I had no idea what to say.  Or, for that matter, what to do.  I agonized.  I cried.  I miss him.  I wanted to race out there and scoop him up and bring him home.  Only, Ralph has made it abundantly clear where he wants to be, risking life and limb to cross miles of road and train tracks and hostile territory to get back to his home.  What right do I have to go catnap him?  I thought about going out for closure, to pet him one last time and sniff his head.  But how would that go?  Would we sit on the stone bridge over the creek and look for fish as we used to do?  Would he even let me pet him?  And could I really get into my car and drive away leaving him there in the woods alone.  I think I could not.  It would hurt too much.  My last memory of Ralph here with me was a lingering morning in bed when he slept tangled up with me, head on my pillow.  It was a good, if unexpected, goodbye; tender, sweet, and full of the love and trust that filled our six years together.

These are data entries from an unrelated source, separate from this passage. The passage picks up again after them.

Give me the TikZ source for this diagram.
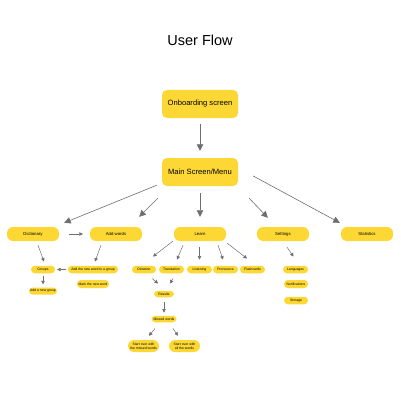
\documentclass[tikz,border=0pt]{standalone}
\usepackage{fontspec}
\setmainfont{Liberation Sans}
\usetikzlibrary{calc,arrows.meta}
\definecolor{boxy}{RGB}{253,216,53}
\definecolor{arrg}{RGB}{110,110,110}
\tikzset{
  bigbox/.style={fill=boxy,rounded corners=5pt,minimum width=76pt,minimum height=28pt,inner sep=0pt,font=\fontsize{7.6}{9}\selectfont},
  midbox/.style={fill=boxy,rounded corners=6pt,minimum width=52pt,minimum height=14pt,inner sep=0pt,font=\fontsize{4.3}{5}\selectfont},
  smallbox/.style={fill=boxy,rounded corners=3.7pt,minimum height=7.5pt,inner sep=0pt,font=\fontsize{3.4}{4}\selectfont},
  twobox/.style={fill=boxy,rounded corners=6pt,minimum width=31pt,minimum height=12pt,inner sep=0pt,align=center,font=\fontsize{3.4}{4.3}\selectfont},
  bigarr/.style={draw=arrg,line width=0.8pt,-{Triangle[length=6.5pt,width=6.5pt]}},
  smallarr/.style={draw=arrg,line width=0.5pt,-{Triangle[length=3.5pt,width=3.5pt]}},
}
\begin{document}
\begin{tikzpicture}[x=1pt,y=-1pt]
\useasboundingbox (0,0) rectangle (400,409);
\node[font=\fontsize{14.5}{16}\selectfont] (title) at (200,40) {User Flow};
\node[bigbox] (onboard) at (200,104) {Onboarding screen};
\node[bigbox] (main) at (200,172) {Main Screen/Menu};

\node[midbox] (dict) at (33,234) {Dictionary};
\node[midbox] (addwords) at (116,234) {Add words};
\node[midbox] (learn) at (200,234) {Learn};
\node[midbox] (settings) at (283,234) {Settings};
\node[midbox] (stats) at (367,234) {Statistics};

\node[smallbox,minimum width=24pt] (groups) at (43,269.5) {Groups};
\node[smallbox,minimum width=50pt] (addnew) at (93,269.5) {Add the new word to a group};
\node[smallbox,minimum width=32pt,minimum height=8pt] (mark) at (93,284) {Mark the new word};
\node[smallbox,minimum width=28pt,minimum height=7pt] (addgroup) at (43,291) {Add a new group};

\node[smallbox,minimum width=24pt] (dictation) at (144,269.5) {Dictation};
\node[smallbox,minimum width=25pt] (translation) at (171.5,269.5) {Translation};
\node[smallbox,minimum width=25pt] (listening) at (199.5,269.5) {Listening};
\node[smallbox,minimum width=25pt] (pronounce) at (225.5,269.5) {Pronounce};
\node[smallbox,minimum width=25pt] (flash) at (252.5,269.5) {Flashcards};

\node[smallbox,minimum width=20pt,minimum height=6.5pt] (results) at (164,294) {Results};
\node[smallbox,minimum width=25pt,minimum height=6.5pt] (missed) at (164,319) {Missed words};
\node[twobox] (startmissed) at (143.5,346) {Start over with\\the missed words};
\node[twobox] (startall) at (184.5,346) {Start over with\\all the words};

\node[smallbox,minimum width=25pt] (languages) at (295.5,269.5) {Languages};
\node[smallbox,minimum width=24pt,minimum height=8pt] (notif) at (296,284) {Notifications};
\node[smallbox,minimum width=24pt] (storage) at (296,300.5) {Storage};

% top arrows
\draw[bigarr] ($(onboard.south)+(0,6)$) -- ($(main.north)+(0,-7)$);
\draw[bigarr,line width=0.6pt] ($(main.south west)+(-5,-1)$) -- ($(dict.north east)+(5,-4)$);
\draw[bigarr,line width=0.6pt] ($(main.south west)+(-4,12)$) -- ($(addwords.north east)+(-3,-10)$);
\draw[bigarr,line width=0.6pt] ($(main.south)+(0,7)$) -- ($(learn.north)+(0,-10)$);
\draw[bigarr,line width=0.6pt] ($(main.south east)+(11,12)$) -- ($(settings.north west)+(11,-9)$);
\draw[bigarr,line width=0.6pt] ($(main.east)+(15,4)$) -- ($(stats.north west)+(-1,-4)$);

% dictionary
\draw[smallarr] ($(dict.east)+(10,0)$) -- ($(addwords.west)+(-7,0)$);
\draw[smallarr] ($(dict.south)+(5,4)$) -- ($(groups.north)+(1,-4)$);
\draw[smallarr] ($(addwords.south)+(-15,4)$) -- ($(addnew.north)+(2,-4)$);
\draw[smallarr] ($(addnew.west)+(-2,0)$) -- ($(groups.east)+(2,0)$);
\draw[smallarr] ($(groups.south)+(0,3)$) -- ($(addgroup.north)+(0,-3)$);

% learn
\draw[smallarr] ($(learn.south west)+(-1,0)$) -- ($(dictation.north)+(9,-9)$);
\draw[smallarr] ($(learn.south)+(-17,4)$) -- ($(translation.north)+(5.5,-6)$);
\draw[smallarr] ($(learn.south)+(-0.5,6)$) -- ($(listening.north)+(0,-6)$);
\draw[smallarr] ($(learn.south)+(18,4)$) -- ($(pronounce.north)+(-2.5,-6)$);
\draw[smallarr] ($(learn.south east)+(1,2)$) -- ($(flash.north)+(-5.5,-7)$);
\draw[smallarr] ($(dictation.south)+(8,5)$) -- ($(results.north)+(-6,-7)$);
\draw[smallarr] ($(translation.south)+(1.5,5)$) -- ($(results.north)+(6,-7)$);
\draw[smallarr] ($(results.south)+(0,5)$) -- ($(missed.north)+(0,-3)$);
\draw[smallarr] ($(missed.south)+(-9,6)$) -- ($(startmissed.north)+(5.5,-4)$);
\draw[smallarr] ($(missed.south)+(9,6)$) -- ($(startall.north)+(-6.5,-4)$);

% settings
\draw[smallarr] ($(settings.south)+(4,6)$) -- ($(languages.north)+(-2,-9)$);
\end{tikzpicture}
\end{document}
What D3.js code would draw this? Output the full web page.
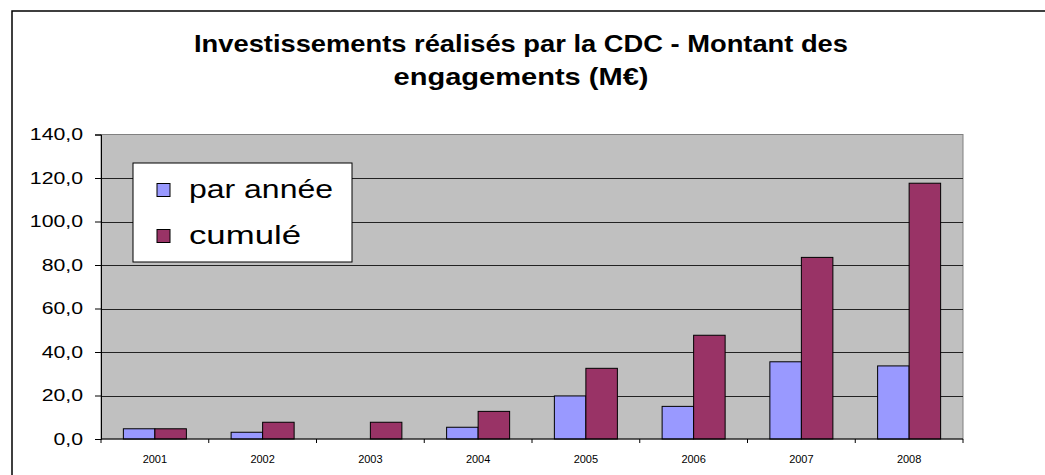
<!DOCTYPE html>
<html lang="fr">
  <head>
    <meta charset="utf-8">
    <title>Investissements CDC</title>
    <script src="https://d3js.org/d3.v7.js"></script>
    <style>
      html, body { margin: 0; padding: 0; background: white; overflow: hidden; }
      svg { display: block; }
      text { font-family: "Liberation Sans", Arial, sans-serif; }
    </style>
  </head>
  <body>
    <script>
      // data
      const years = ["2001", "2002", "2003", "2004", "2005", "2006", "2007", "2008"];
      const parAnnee = [4.7, 3.1, 0, 5.4, 19.8, 15.0, 35.5, 33.6];
      const cumule = [4.7, 7.7, 7.7, 12.7, 32.5, 47.7, 83.5, 117.6];
      const seriesNames = ["par année", "cumulé"];
      const seriesColors = ["#9999FF", "#993366"];
      const yTicks = [0, 20, 40, 60, 80, 100, 120, 140];
      const titleLines = ["Investissements réalisés par la CDC - Montant des", "engagements (M€)"];

      const w = 1045;
      const h = 475;
      const plot = {left: 101, right: 963, top: 134.5, bottom: 439};

      const svg = d3.select("body")
                    .append("svg")
                    .attr("width", w)
                    .attr("height", h);

      svg.append("rect")
         .attr("width", w)
         .attr("height", h)
         .attr("fill", "white");

      // outer chart frame (runs off the right and bottom edges)
      svg.append("path")
         .attr("d", `M12,${h + 5} L12,11 L${w + 5},11`)
         .attr("fill", "none")
         .attr("stroke", "black")
         .attr("stroke-width", 1.5);

      // title
      svg.append("g")
         .selectAll("text")
         .data(titleLines)
         .enter().append("text")
         .attr("x", 521)
         .attr("y", (d, i) => 52 + i * 33)
         .attr("text-anchor", "middle")
         .attr("font-size", 24)
         .attr("font-weight", "bold")
         .attr("textLength", (d, i) => i === 0 ? 654 : 255)
         .attr("lengthAdjust", "spacingAndGlyphs")
         .text(d => d);

      const x0 = d3.scaleBand()
                   .domain(years)
                   .range([plot.left, plot.right])
                   .paddingInner(0)
                   .paddingOuter(0);

      const x1 = d3.scaleBand()
                   .domain(seriesNames)
                   .range([0, x0.bandwidth()])
                   .paddingInner(0)
                   .paddingOuter(0.71);

      const y = d3.scaleLinear()
                  .domain([0, 140])
                  .range([plot.bottom, plot.top]);

      // plot background
      svg.append("rect")
         .attr("x", plot.left)
         .attr("y", plot.top)
         .attr("width", plot.right - plot.left)
         .attr("height", plot.bottom - plot.top)
         .attr("fill", "#C0C0C0")
         .attr("stroke", "#808080")
         .attr("stroke-width", 1);

      // gridlines
      svg.append("g")
         .selectAll("line")
         .data(yTicks.filter(t => t > 0 && t < 140))
         .enter().append("line")
         .attr("x1", plot.left)
         .attr("x2", plot.right)
         .attr("y1", d => Math.round(y(d)) + 0.5)
         .attr("y2", d => Math.round(y(d)) + 0.5)
         .attr("stroke", "#222")
         .attr("stroke-width", 1);

      // bars
      const rows = years.map((yr, i) => ({year: yr, values: [parAnnee[i], cumule[i]]}));

      svg.append("g")
         .selectAll("g")
         .data(rows)
         .enter().append("g")
         .attr("transform", d => `translate(${x0(d.year)},0)`)
         .selectAll("rect")
         .data(d => d.values.map((v, j) => ({name: seriesNames[j], value: v, color: seriesColors[j]})))
         .enter().append("rect")
         .filter(d => d.value > 0)
         .attr("x", d => x1(d.name))
         .attr("y", d => y(d.value))
         .attr("width", x1.bandwidth())
         .attr("height", d => plot.bottom - y(d.value))
         .attr("fill", d => d.color)
         .attr("stroke", "black")
         .attr("stroke-width", 1);

      // y axis
      const yAxis = d3.axisLeft(y)
                      .tickValues(yTicks)
                      .tickSize(6)
                      .tickPadding(12)
                      .tickFormat(d => d3.format(".1f")(d).replace(".", ","));

      const yG = svg.append("g")
                    .attr("transform", `translate(${plot.left},0)`)
                    .call(yAxis);
      yG.select(".domain").attr("stroke", "black");
      yG.selectAll(".tick line").attr("stroke", "black");
      yG.selectAll(".tick text")
        .attr("font-size", 17)
        .attr("font-family", "'Liberation Sans', Arial, sans-serif")
        .attr("fill", "black")
        .each(function() {
          const len = this.getComputedTextLength();
          d3.select(this).attr("textLength", len * 1.25).attr("lengthAdjust", "spacingAndGlyphs");
        });

      // x axis: ticks on category boundaries, labels centered
      const xG = svg.append("g")
                    .attr("transform", `translate(0,${plot.bottom})`);
      xG.append("line")
        .attr("x1", plot.left)
        .attr("x2", plot.right)
        .attr("stroke", "black");
      xG.selectAll(".xtick")
        .data(years.concat(["end"]))
        .enter().append("line")
        .attr("class", "xtick")
        .attr("x1", d => d === "end" ? plot.right : x0(d))
        .attr("x2", d => d === "end" ? plot.right : x0(d))
        .attr("y1", 0)
        .attr("y2", 4)
        .attr("stroke", "black");
      xG.selectAll(".xlabel")
        .data(years)
        .enter().append("text")
        .attr("class", "xlabel")
        .attr("x", d => x0(d) + x0.bandwidth() / 2)
        .attr("y", 24)
        .attr("text-anchor", "middle")
        .attr("font-size", 11)
        .text(d => d);

      // legend
      const legend = svg.append("g");
      legend.append("rect")
            .attr("x", 133)
            .attr("y", 163)
            .attr("width", 219)
            .attr("height", 99)
            .attr("fill", "white")
            .attr("stroke", "black")
            .attr("stroke-width", 1);

      const items = legend.selectAll(".item")
                          .data(seriesNames)
                          .enter().append("g")
                          .attr("class", "item")
                          .attr("transform", (d, i) => `translate(157,${183.5 + i * 46})`);
      items.append("rect")
           .attr("width", 13)
           .attr("height", 13)
           .attr("fill", (d, i) => seriesColors[i])
           .attr("stroke", "black")
           .attr("stroke-width", 1);
      items.append("text")
           .attr("x", 32)
           .attr("y", 14)
           .attr("font-size", 26)
           .attr("textLength", (d, i) => i === 0 ? 144 : 112)
           .attr("lengthAdjust", "spacingAndGlyphs")
           .text(d => d);
    </script>
  </body>
</html>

And so, it is enough to know that he is healthy and well, that his coat is shiny and he is not too lean.  I expect that he has found a family out there who has taken him in and I fantasize I might meet them one day and say, "This is Ralph.  He likes sunshine.  And vanilla ice cream if he gets to lick it off your spoon.  Please love him so much.  He is a good cat."
To Ralph, if you ever pass this way again, the cat flap will always be open here.  Until then - Ride on, Ralph.